Stored data:
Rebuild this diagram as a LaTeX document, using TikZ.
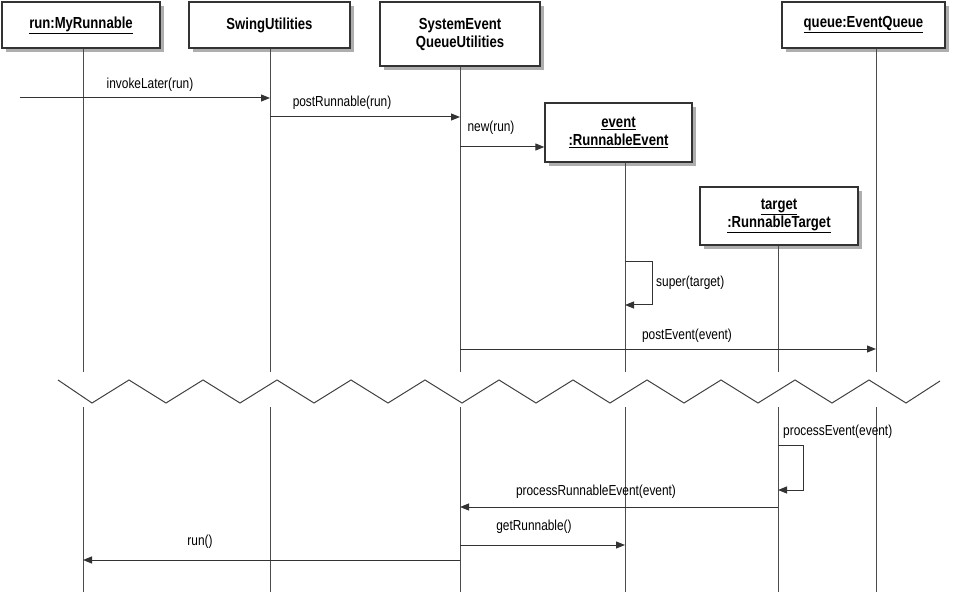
\documentclass[tikz,border=0pt]{standalone}
\usepackage{fontspec}
\setmainfont{Liberation Sans}[FakeStretch=0.82]
\usetikzlibrary{arrows.meta,shadows}
\begin{document}
\begin{tikzpicture}[x=1pt,y=-1pt,
 obj/.style={draw=black!80,line width=1.3pt,fill=white,align=center,font=\bfseries\fontsize{16}{18}\selectfont,
   drop shadow={shadow xshift=4pt,shadow yshift=-4pt,fill=black!45,opacity=0.7}},
 life/.style={draw=black!70,line width=1pt},
 msg/.style={draw=black!80,line width=1pt,-{Triangle[length=9pt,width=7pt]}},
 lbl/.style={font=\fontsize{14.5}{15}\selectfont,inner sep=1pt}]
\useasboundingbox (0,0) rectangle (962,596);
\def\ul#1{\underline{#1}}
\node[obj,minimum width=158pt,minimum height=46pt] (b1) at (81,25) {\ul{run:MyRunnable}};
\node[obj,minimum width=161pt,minimum height=46pt] (b2) at (269.5,25) {SwingUtilities};
\node[obj,minimum width=160pt,minimum height=64pt] (b3) at (460,34) {SystemEvent\\QueueUtilities};
\node[obj,minimum width=163pt,minimum height=46pt] (b4) at (863.5,25) {\ul{queue:EventQueue}};
\node[obj,minimum width=147pt,minimum height=59pt] (b5) at (618.5,132.5) {\ul{event}\\\ul{:RunnableEvent}};
\node[obj,minimum width=158pt,minimum height=58pt] (b6) at (779,216) {\ul{target}\\\ul{:RunnableTarget}};
% lifelines
\foreach \n/\x in {b1/83,b2/270,b3/460,b4/876,b5/625,b6/778}{
  \coordinate (\n a) at (\x,372); \coordinate (\n b) at (\x,407); \coordinate (\n e) at (\x,592);
  \draw[life] (\n.south -| \n a) -- (\n a);
  \draw[life] (\n b) -- (\n e);
}
% zigzag
\draw[black!75,line width=1pt] (58,380)
 \foreach \i in {0,...,10}{ -- ({92+74*\i},403) -- ({129+74*\i},380)} -- (906,403) -- (940,381);
% messages
\coordinate (start) at (20,98);
\draw[msg] (start) -- (270,98);
\node[lbl] (l1) at (150,85) {invokeLater(run)};
\draw[msg] (270,117) -- (460,117);
\node[lbl] (l2) at (342,103) {postRunnable(run)};
\draw[msg] (460,147) -- (b5.west |- 0,147);
\node[lbl] (l3) at (491,128) {new(run)};
\draw[msg] (625,262) -- (652,262) -- (652,305) -- (625,305);
\node[lbl,anchor=west] (l4) at (655,283) {super(target)};
\draw[msg] (460,349) -- (876,349);
\node[lbl] (l5) at (687,336) {postEvent(event)};
\draw[msg] (778,445) -- (803,445) -- (803,490) -- (778,490);
\node[lbl,anchor=west] (l6) at (782,432) {processEvent(event)};
\draw[msg] (778,507) -- (460,507);
\node[lbl] (l7) at (596,492) {processRunnableEvent(event)};
\draw[msg] (460,545) -- (625,545);
\node[lbl] (l8) at (534,527) {getRunnable()};
\draw[msg] (460,560) -- (83,560);
\node[lbl] (l9) at (200,542) {run()};
\end{tikzpicture}
\end{document}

Task: Write out the listing above again, exactly, but with no pictures in the copy.

Solution for this problem:
Rebuild this diagram as a LaTeX document, using TikZ.
\documentclass[tikz,border=0pt]{standalone}
\usepackage{fontspec}
\setmainfont{Liberation Sans}[FakeStretch=0.82]
\usetikzlibrary{arrows.meta,shadows}
\begin{document}
\begin{tikzpicture}[x=1pt,y=-1pt,
 obj/.style={draw=black!80,line width=1.3pt,fill=white,align=center,font=\bfseries\fontsize{16}{18}\selectfont,
   drop shadow={shadow xshift=4pt,shadow yshift=-4pt,fill=black!45,opacity=0.7}},
 life/.style={draw=black!70,line width=1pt},
 msg/.style={draw=black!80,line width=1pt,-{Triangle[length=9pt,width=7pt]}},
 lbl/.style={font=\fontsize{14.5}{15}\selectfont,inner sep=1pt}]
\useasboundingbox (0,0) rectangle (962,596);
\def\ul#1{\underline{#1}}
\node[obj,minimum width=158pt,minimum height=46pt] (b1) at (81,25) {\ul{run:MyRunnable}};
\node[obj,minimum width=161pt,minimum height=46pt] (b2) at (269.5,25) {SwingUtilities};
\node[obj,minimum width=160pt,minimum height=64pt] (b3) at (460,34) {SystemEvent\\QueueUtilities};
\node[obj,minimum width=163pt,minimum height=46pt] (b4) at (863.5,25) {\ul{queue:EventQueue}};
\node[obj,minimum width=147pt,minimum height=59pt] (b5) at (618.5,132.5) {\ul{event}\\\ul{:RunnableEvent}};
\node[obj,minimum width=158pt,minimum height=58pt] (b6) at (779,216) {\ul{target}\\\ul{:RunnableTarget}};
% lifelines
\foreach \n/\x in {b1/83,b2/270,b3/460,b4/876,b5/625,b6/778}{
  \coordinate (\n a) at (\x,372); \coordinate (\n b) at (\x,407); \coordinate (\n e) at (\x,592);
  \draw[life] (\n.south -| \n a) -- (\n a);
  \draw[life] (\n b) -- (\n e);
}
% zigzag
\draw[black!75,line width=1pt] (58,380)
 \foreach \i in {0,...,10}{ -- ({92+74*\i},403) -- ({129+74*\i},380)} -- (906,403) -- (940,381);
% messages
\coordinate (start) at (20,98);
\draw[msg] (start) -- (270,98);
\node[lbl] (l1) at (150,85) {invokeLater(run)};
\draw[msg] (270,117) -- (460,117);
\node[lbl] (l2) at (342,103) {postRunnable(run)};
\draw[msg] (460,147) -- (b5.west |- 0,147);
\node[lbl] (l3) at (491,128) {new(run)};
\draw[msg] (625,262) -- (652,262) -- (652,305) -- (625,305);
\node[lbl,anchor=west] (l4) at (655,283) {super(target)};
\draw[msg] (460,349) -- (876,349);
\node[lbl] (l5) at (687,336) {postEvent(event)};
\draw[msg] (778,445) -- (803,445) -- (803,490) -- (778,490);
\node[lbl,anchor=west] (l6) at (782,432) {processEvent(event)};
\draw[msg] (778,507) -- (460,507);
\node[lbl] (l7) at (596,492) {processRunnableEvent(event)};
\draw[msg] (460,545) -- (625,545);
\node[lbl] (l8) at (534,527) {getRunnable()};
\draw[msg] (460,560) -- (83,560);
\node[lbl] (l9) at (200,542) {run()};
\end{tikzpicture}
\end{document}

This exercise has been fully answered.